各ステージに合わせたターゲティングやコミュニケーション戦略を展開することで、顧客を引き込み、購買へと導くプロセスを支援します。バイヤージャーニーを理解し、顧客のニーズに寄り添ったアプローチを取ることで、成功するGTM戦略を構築することが可能です。

戦略の選択

GTMには次のようにさまざまな戦略があります。

  1. フィールドセールスモデル
  2. インサイドセールスモデル
  3. セルフサービスモデル

フィールドセールスモデルは営業担当者が顧客を訪問し、関係を築くことでニーズを把握し、カスタマイズされた提案をおこなうことが特徴です。インサイドセールスモデルは、顧客からの問い合わせに迅速に応答し、製品の特長やメリットを説明します。セルフサービスモデルとは顧客が主導で購入まで決めることであり、ウェブサイトやアプリを通じて情報を得て、商品を選択することが特徴です。

商品や取引の規模等に応じて適切な戦略を選ぶことが重要です。

GTMの指標

GTMには次のような指標が挙げられます。

  1. 成長率
  2. ユニットエコノミクス

成長率

成長率とは、売り上げや顧客獲得数などさまざまな数値が伸びた割合のことです。成長率は企業の健全な成長を示す重要な指標であり、競争力の維持や市場シェアの拡大を目指す際に不可欠です。GTM戦略でも成長率は重要な役割を果たします。

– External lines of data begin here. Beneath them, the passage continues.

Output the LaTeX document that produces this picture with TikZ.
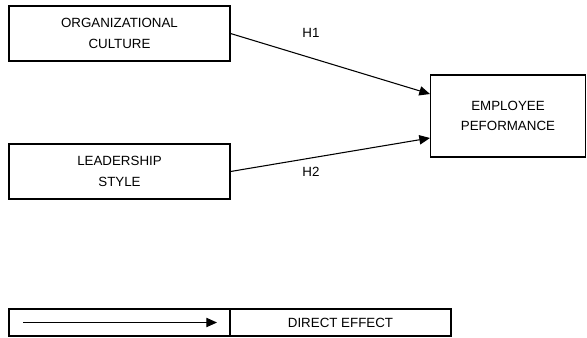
\documentclass[tikz,border=0pt]{standalone}
\usepackage{fontspec}
\setmainfont{Liberation Sans}
\usetikzlibrary{arrows.meta}
\begin{document}
\begin{tikzpicture}[x=0.75pt,y=-0.75pt,
  box/.style={draw, thick, minimum width=221*0.75pt, minimum height=55*0.75pt, align=center, font=\fontsize{10}{15.5}\selectfont, inner sep=0pt},
  lbl/.style={font=\fontsize{10}{12}\selectfont},
  conn/.style={thick, -{Triangle[length=8pt,width=7pt]}}]
\useasboundingbox (0,0) rectangle (587,337);
\node[box] (oc) at (119.5,33.5) {ORGANIZATIONAL\\CULTURE};
\node[box] (ls) at (119.5,171.5) {LEADERSHIP\\STYLE};
\node[box, minimum width=155*0.75pt, minimum height=82*0.75pt] (ep) at (508,116) {EMPLOYEE\\PEFORMANCE};
\coordinate (ep1) at (430,94);
\coordinate (ep2) at (430,138);
\draw[conn] (oc.east) -- (ep1);
\draw[conn] (ls.east) -- (ep2);
\node[lbl] (h1) at (311,33) {H1};
\node[lbl] (h2) at (311,172) {H2};
\node[draw, thick, minimum width=221*0.75pt, minimum height=27*0.75pt, inner sep=0pt] (lg1) at (119.5,322.5) {};
\node[draw, thick, minimum width=221*0.75pt, minimum height=27*0.75pt, inner sep=0pt, font=\fontsize{10}{12}\selectfont] (lg2) at (340.5,322.5) {DIRECT EFFECT};
\coordinate (la) at (23,322.5);
\coordinate (lb) at (217,322.5);
\draw[conn] (la) -- (lb);
\end{tikzpicture}
\end{document}
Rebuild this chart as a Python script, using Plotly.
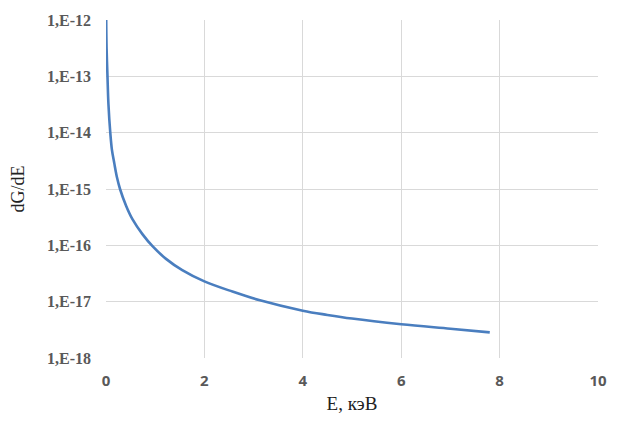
import plotly.graph_objects as go

energy_kev = [0.004, 0.012, 0.03, 0.05, 0.087, 0.12, 0.17, 0.225, 0.285, 0.41, 0.54, 0.74, 0.95,
              1.22, 1.55, 2.0, 2.57, 3.11, 4.0, 4.5, 5.0, 6.0, 7.0, 7.8]
dg_de = [1.0e-12, 3.16e-13, 1.0e-13, 3.16e-14, 1.0e-14, 5.01e-15, 2.82e-15, 1.58e-15, 1.0e-15,
         5.0e-16, 2.88e-16, 1.58e-16, 9.55e-17, 5.75e-17, 3.63e-17, 2.29e-17, 1.51e-17, 1.07e-17,
         6.92e-18, 5.82e-18, 5.01e-18, 3.98e-18, 3.31e-18, 2.85e-18]

x_ticks = [0, 2, 4, 6, 8, 10]
y_tickvals = [1e-18, 1e-17, 1e-16, 1e-15, 1e-14, 1e-13, 1e-12]
y_ticktext = ["1,E-18", "1,E-17", "1,E-16", "1,E-15", "1,E-14", "1,E-13", "1,E-12"]

fig = go.Figure()
fig.add_trace(go.Scatter(x=energy_kev, y=dg_de, mode="lines",
                         line=dict(color="#4a7ebf", width=2.6, shape="spline", smoothing=1.0)))

fig.update_layout(
    width=619, height=425,
    margin=dict(l=106, r=21, t=14, b=67),
    paper_bgcolor="white", plot_bgcolor="white",
    showlegend=False,
    xaxis=dict(range=[0, 10], tickvals=x_ticks, showgrid=True, gridcolor="#d9d9d9", gridwidth=1,
               zeroline=False, showline=False, ticks="", ticklabelstandoff=12,
               tickfont=dict(family="Open Sans", size=15, color="#595959", weight="bold"),
               title=dict(text="E, кэВ", font=dict(family="Liberation Serif", size=19, color="#222"),
                          standoff=7)),
    yaxis=dict(type="log", range=[-18, -12], tickvals=y_tickvals, ticktext=y_ticktext,
               showgrid=True, gridcolor="#d9d9d9", gridwidth=1, zeroline=False, showline=False,
               ticks="", ticklabelstandoff=14,
               tickfont=dict(family="Liberation Serif", size=16, color="#595959", weight="bold"),
               title=dict(text="dG/dE", font=dict(family="Liberation Serif", size=18, color="#222"),
                          standoff=17)),
)

fig.write_html("out.html")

GTM戦略を進めるうえで成長率が必要な理由は、市場の変化や競合状況に対応するためです。成長率を維持することで、ビジネスは動的な環境に適応し、収益性を保ちつつ市場での存在感を維持することができます。

ユニットエコノミクス

ユニットエコノミクスとは、1人の顧客あたりの採算性のことです。LTV(Life Time Value、顧客生涯価値)÷CAC(Customer Acquisition Cost、顧客獲得単価)で計算します。LTVは、顧客が会社と取引をする間にもたらす見込まれる総収益を指し、CACは新たな顧客を獲得するためのコストを表します。

ユニットエコノミクスの改善は、収益性やビジネスの成長に直結し、効果的なマーケティング戦略や顧客獲得策の構築に重要な役割を果たすことが特徴です。GTM戦略の成功は成長率だけでなく、その背後にあるユニットエコノミクスの健全さにも依存します。成長が加速する一方で、ユニットエコノミクスが悪化すれば、ビジネスの収益性に影響を及ぼす可能性があります。

まとめ

GTMとは、自社の製品を顧客に届けるまでの方法や流れをまとめた戦略です。PMFで検証した、誰にどのような価値を届けるのかといった検証に続いて、届け方を検証します。

GTM戦略は、市場投入前にしっかりと計画を立て、競争力を高め、顧客との関係を築くための指針となります。PMFで確立した価値提案を効果的に届けるために、戦略的なアプローチが求められます。